Asıl ismi Yûnus Mürebbî'dir. 1204 senesinde Selçuklu kumandanlarından Hüsâmeddîn Çoban Bey komutasındaki ordu ile Kastamonu fethine katıldı. Günlerce süren muhasarada kaleyi almak şöyle dursun, surlara tırmanmak dahi mümkün olmadı. Bir gün Yûnus Mürebbî, Hüsâmeddîn Çoban Beyin huzûruna çıkarak yapılacak ilk cenkde bayraktar olmak istediğini arzetti. Çocuk sayılacak yaşta olması sebebiyle hayır cevabını alınca:
- Ata Beyim gece rüyâmda sevgili ve şerefli Peygamber efendimizi görmekle şereflendim.

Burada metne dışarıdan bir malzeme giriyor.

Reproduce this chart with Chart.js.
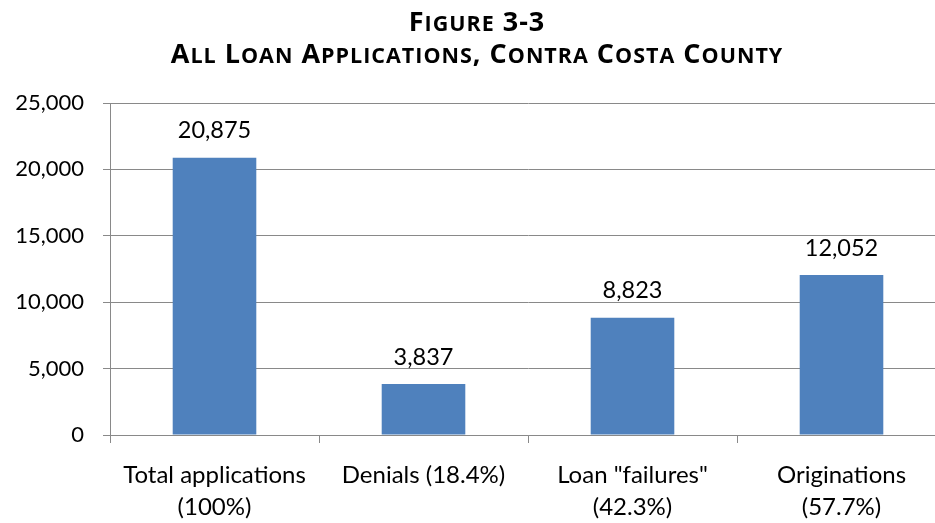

"Yarın bana kavuşacaksın. Fakat elinde bayrakla bana gel!" dedi, diyerek rüyâsını anlattı. Cenk esnâsında belindeki urganı kale burçlarına fırlatıp, dökülen kızgın yağlara, alevli parçalara aldırmadan burca tırmanıp sancağı dikti ve elindeki kılıç ile kale kapısının halatlarını keserek kapıyı açtı. Açılan kapıdan içeri hücum edilerek kale fethedilince, Yûnus Mürebbî'nin vücudunda pek çok ok yarası olmasına rağmen sancağı dimdik tuttuğu görüldü. Nâşı Kastamonu kalesine defnedilerek bir de türbe yapıldı. Yöre halkının Bayraklı Sultan olarak tanıdığı Yûnus Mürebbî sık sık ziyâret edilmektedir.